==== Data shown ====
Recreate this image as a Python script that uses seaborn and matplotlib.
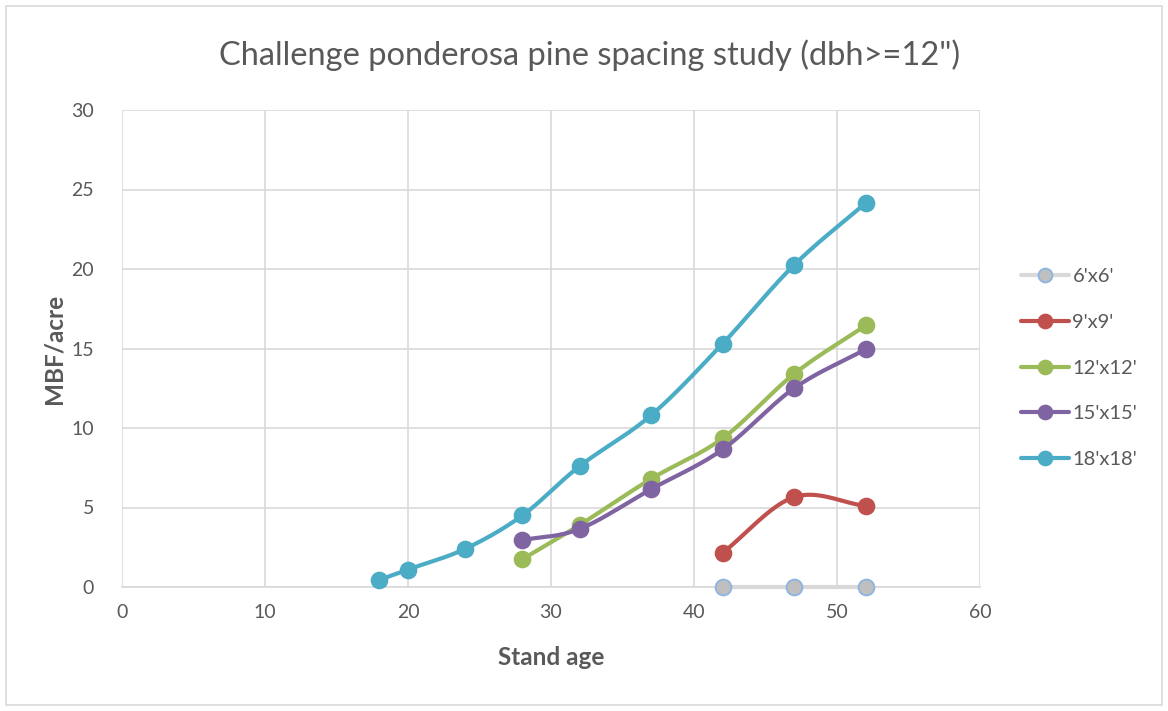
import numpy as np
import pandas as pd
import matplotlib
matplotlib.use("Agg")
import matplotlib.pyplot as plt
from matplotlib.lines import Line2D
from matplotlib.patches import Rectangle
import seaborn as sns

# Stand volume (MBF/acre, trees dbh >= 12") by spacing and stand age
spacings = ["6'x6'", "9'x9'", "12'x12'", "15'x15'", "18'x18'"]
age_6 = [42, 47, 52]
mbf_6 = [0.0, 0.0, 0.0]
age_9 = [42, 47, 52]
mbf_9 = [2.15, 5.65, 5.1]
age_12 = [28, 32, 37, 42, 47, 52]
mbf_12 = [1.75, 3.9, 6.8, 9.35, 13.4, 16.45]
age_15 = [28, 32, 37, 42, 47, 52]
mbf_15 = [2.95, 3.65, 6.15, 8.65, 12.5, 14.95]
age_18 = [18, 20, 24, 28, 32, 37, 42, 47, 52]
mbf_18 = [0.45, 1.1, 2.4, 4.5, 7.6, 10.8, 15.3, 20.25, 24.15]

x_ticks = [0, 10, 20, 30, 40, 50, 60]
y_ticks = [0, 5, 10, 15, 20, 25, 30]

line_colors = ["#d9d9d9", "#c0504d", "#9bbb59", "#8064a2", "#4bacc6"]
face_colors = ["#bfbfbf", "#c0504d", "#9bbb59", "#8064a2", "#4bacc6"]
edge_colors = ["#8db4e2", "#c0504d", "#9bbb59", "#8064a2", "#4bacc6"]

series = [(age_6, mbf_6), (age_9, mbf_9), (age_12, mbf_12),
          (age_15, mbf_15), (age_18, mbf_18)]


def smooth(xs, ys, n=30):
    """Bezier smoothing through every point (like a smoothed line chart)."""
    p = np.column_stack([xs, ys]).astype(float)
    if len(p) < 3:
        return p[:, 0], p[:, 1]
    ext = np.vstack([p[0] - (p[1] - p[0]), p, p[-1] + (p[-1] - p[-2])])
    out = []
    for i in range(1, len(ext) - 2):
        p0, p1, p2, p3 = ext[i - 1], ext[i], ext[i + 1], ext[i + 2]
        c1 = p1 + (p2 - p0) / 6.0
        c2 = p2 - (p3 - p1) / 6.0
        t = np.linspace(0, 1, n)[:, None]
        seg = ((1 - t) ** 3) * p1 + 3 * ((1 - t) ** 2) * t * c1 + 3 * (1 - t) * t ** 2 * c2 + t ** 3 * p2
        out.append(seg if i == 1 else seg[1:])
    out = np.vstack(out)
    return out[:, 0], out[:, 1]


sns.set_theme(style="white")
plt.rcParams["font.family"] = ["Lato", "DejaVu Sans"]

fig = plt.figure(figsize=(11.68, 7.11), dpi=100)
ax = fig.add_axes([122 / 1168, 1 - 587 / 711, (980 - 122) / 1168, (587 - 110) / 711])

# chart frame
fig.patches.append(Rectangle((6 / 1168, 6 / 711), 1156 / 1168, 699 / 711,
                             transform=fig.transFigure, fill=False,
                             edgecolor="#d9d9d9", linewidth=1.2))

for i, (name, (xs, ys)) in enumerate(zip(spacings, series)):
    sx, sy = smooth(xs, ys)
    curve = pd.DataFrame({"age": sx, "mbf": sy})
    sns.lineplot(data=curve, x="age", y="mbf", sort=False, estimator=None,
                 color=line_colors[i], linewidth=3.0, ax=ax, zorder=3 + i,
                 solid_capstyle="round", clip_on=False)
    pts = pd.DataFrame({"age": xs, "mbf": ys})
    sns.scatterplot(data=pts, x="age", y="mbf", color=face_colors[i], s=130,
                    edgecolor=edge_colors[i], linewidth=1.3, ax=ax, zorder=3.5 + i,
                    clip_on=False)

ax.set_xlim(0, 60)
ax.set_ylim(0, 30)
ax.set_xticks(x_ticks)
ax.set_yticks(y_ticks)
ax.grid(True, color="#d9d9d9", linewidth=1.2)
ax.set_axisbelow(True)
for s in ["top", "right", "left"]:
    ax.spines[s].set_visible(False)
ax.spines["bottom"].set_color("#d9d9d9")
ax.spines["bottom"].set_linewidth(1.2)
ax.tick_params(axis="both", length=0, labelsize=14, labelcolor="#595959", pad=12)
ax.tick_params(axis="y", pad=20)

ax.set_xlabel("Stand age", fontsize=17.5, fontweight="bold", color="#595959", labelpad=18)
ax.set_ylabel("MBF/acre", fontsize=17.5, fontweight="bold", color="#595959", labelpad=4)

fig.text(590 / 1168, 1 - 55 / 711, "Challenge ponderosa pine spacing study (dbh>=12\")",
         ha="center", va="center", fontsize=23.5, color="#595959", fontweight="normal")

handles = [Line2D([0], [0], color=line_colors[i], linewidth=3.0, marker="o",
                  markersize=10, markerfacecolor=face_colors[i],
                  markeredgecolor=edge_colors[i], markeredgewidth=1.3)
           for i in range(len(spacings))]
fig.legend(handles, spacings, loc="upper left",
           bbox_to_anchor=(1003 / 1168, 1 - 250 / 711), frameon=False,
           fontsize=14.5, labelcolor="#595959", handlelength=2.4, handletextpad=0.15,
           labelspacing=1.42)

fig.savefig("out.png", dpi=100)
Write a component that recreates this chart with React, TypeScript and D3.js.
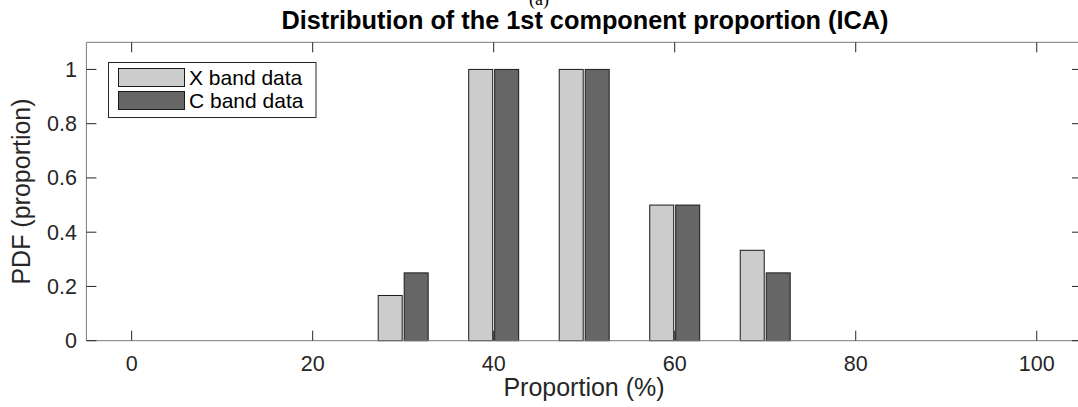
import React from "react";
import * as d3 from "d3";

const binCenters = [0, 10, 20, 30, 40, 50, 60, 70, 80, 90, 100];
const xBandValues = [0, 0, 0, 0.1667, 1, 1, 0.5, 0.3333, 0, 0, 0];
const cBandValues = [0, 0, 0, 0.25, 1, 1, 0.5, 0.25, 0, 0, 0];
const xTicks = [0, 20, 40, 60, 80, 100];
const yTicks = [0, 0.2, 0.4, 0.6, 0.8, 1];
const seriesNames = ["X band data", "C band data"];
const seriesColors = ["#cccccc", "#666666"];

const W = 1078;
const H = 407;
const left = 86.4;
const right = 1082;
const top = 42.3;
const bottom = 340.7;
const FONT = "'Liberation Sans', Arial, Helvetica, sans-serif";

export default function App() {
  const x = d3.scaleLinear().domain([-5, 105]).range([left, right]);
  const y = d3.scaleLinear().domain([0, 1.1]).range([bottom, top]);
  const barW = 2.65;
  const gap = 0.11;
  const axisColor = "#7a7a7a";
  const textColor = "#262626";

  const series = [xBandValues, cBandValues];

  return (
    <svg width={W} height={H} style={{ position: "absolute", left: 0, top: 0, background: "#fff" }}>
      <rect x={0} y={0} width={W} height={H} fill="#fff" />
      {/* (a) label */}
      <text x={539} y={5} textAnchor="middle" fontFamily="'Liberation Serif', 'Times New Roman', serif" fontSize={18} fill="#000">(a)</text>
      {/* title */}
      <text x={585} y={29} textAnchor="middle" fontFamily={FONT} fontWeight="bold" fontSize={25.3} fill="#000">
        Distribution of the 1st component proportion (ICA)
      </text>
      {/* bars */}
      {series.map((vals, si) =>
        vals.map((v, i) => {
          const c = binCenters[i];
          const x0 = si === 0 ? x(c - gap - barW) : x(c + gap);
          const x1 = si === 0 ? x(c - gap) : x(c + gap + barW);
          return (
            <rect
              key={`${si}-${i}`}
              x={x0}
              y={y(v)}
              width={x1 - x0}
              height={y(0) - y(v)}
              fill={seriesColors[si]}
              stroke="#1a1a1a"
              strokeWidth={1}
            />
          );
        })
      )}
      {/* axes box */}
      <line x1={left} y1={bottom} x2={right} y2={bottom} stroke={axisColor} strokeWidth={1} />
      <line x1={left} y1={top} x2={right} y2={top} stroke={axisColor} strokeWidth={1} />
      <line x1={left} y1={top} x2={left} y2={bottom} stroke={axisColor} strokeWidth={1} />
      <line x1={right} y1={top} x2={right} y2={bottom} stroke={axisColor} strokeWidth={1} />
      {/* x ticks */}
      {xTicks.map((t) => (
        <g key={`xt${t}`}>
          <line x1={x(t)} y1={bottom} x2={x(t)} y2={bottom - 10} stroke="#262626" strokeWidth={1} />
          <line x1={x(t)} y1={top} x2={x(t)} y2={top + 10} stroke="#262626" strokeWidth={1} />
          <text x={x(t)} y={bottom + 30.5} textAnchor="middle" fontFamily={FONT} fontSize={21.5} fill={textColor}>
            {t}
          </text>
        </g>
      ))}
      {/* y ticks */}
      {yTicks.map((t) => (
        <g key={`yt${t}`}>
          <line x1={left} y1={y(t)} x2={left + 10} y2={y(t)} stroke="#262626" strokeWidth={1} />
          <line x1={right} y1={y(t)} x2={right - 10} y2={y(t)} stroke="#262626" strokeWidth={1} />
          <text x={left - 9.5} y={y(t) + 7.5} textAnchor="end" fontFamily={FONT} fontSize={21.5} fill={textColor}>
            {t === 0 || t === 1 ? String(t) : t.toFixed(1)}
          </text>
        </g>
      ))}
      {/* axis labels */}
      <text x={584} y={396} textAnchor="middle" fontFamily={FONT} fontSize={25} fill={textColor}>
        Proportion (%)
      </text>
      <text
        transform={`translate(30, ${(top + bottom) / 2}) rotate(-90)`}
        textAnchor="middle"
        fontFamily={FONT}
        fontSize={25}
        fill={textColor}
      >
        PDF (proportion)
      </text>
      {/* legend */}
      <g>
        <rect x={108.5} y={62.5} width={207.5} height={55} fill="#fff" stroke="#262626" strokeWidth={1} />
        {seriesNames.map((name, i) => (
          <g key={name}>
            <rect x={118.5} y={68.5 + i * 23} width={66} height={18} fill={seriesColors[i]} stroke="#1a1a1a" strokeWidth={1} />
            <text x={189} y={84.5 + i * 23} fontFamily={FONT} fontSize={21} fill="#000">
              {name}
            </text>
          </g>
        ))}
      </g>
    </svg>
  );
}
====
#### [What to do]
Only lines belong in the copy: transcribe those from the start of the data through the line that contains "(age_15, mbf_15), (age_18, mbf_18)]", and skip the pictures.

#### [Response to the exercise]
Recreate this image as a Python script that uses seaborn and matplotlib.
import numpy as np
import pandas as pd
import matplotlib
matplotlib.use("Agg")
import matplotlib.pyplot as plt
from matplotlib.lines import Line2D
from matplotlib.patches import Rectangle
import seaborn as sns

# Stand volume (MBF/acre, trees dbh >= 12") by spacing and stand age
spacings = ["6'x6'", "9'x9'", "12'x12'", "15'x15'", "18'x18'"]
age_6 = [42, 47, 52]
mbf_6 = [0.0, 0.0, 0.0]
age_9 = [42, 47, 52]
mbf_9 = [2.15, 5.65, 5.1]
age_12 = [28, 32, 37, 42, 47, 52]
mbf_12 = [1.75, 3.9, 6.8, 9.35, 13.4, 16.45]
age_15 = [28, 32, 37, 42, 47, 52]
mbf_15 = [2.95, 3.65, 6.15, 8.65, 12.5, 14.95]
age_18 = [18, 20, 24, 28, 32, 37, 42, 47, 52]
mbf_18 = [0.45, 1.1, 2.4, 4.5, 7.6, 10.8, 15.3, 20.25, 24.15]

x_ticks = [0, 10, 20, 30, 40, 50, 60]
y_ticks = [0, 5, 10, 15, 20, 25, 30]

line_colors = ["#d9d9d9", "#c0504d", "#9bbb59", "#8064a2", "#4bacc6"]
face_colors = ["#bfbfbf", "#c0504d", "#9bbb59", "#8064a2", "#4bacc6"]
edge_colors = ["#8db4e2", "#c0504d", "#9bbb59", "#8064a2", "#4bacc6"]

series = [(age_6, mbf_6), (age_9, mbf_9), (age_12, mbf_12),
          (age_15, mbf_15), (age_18, mbf_18)]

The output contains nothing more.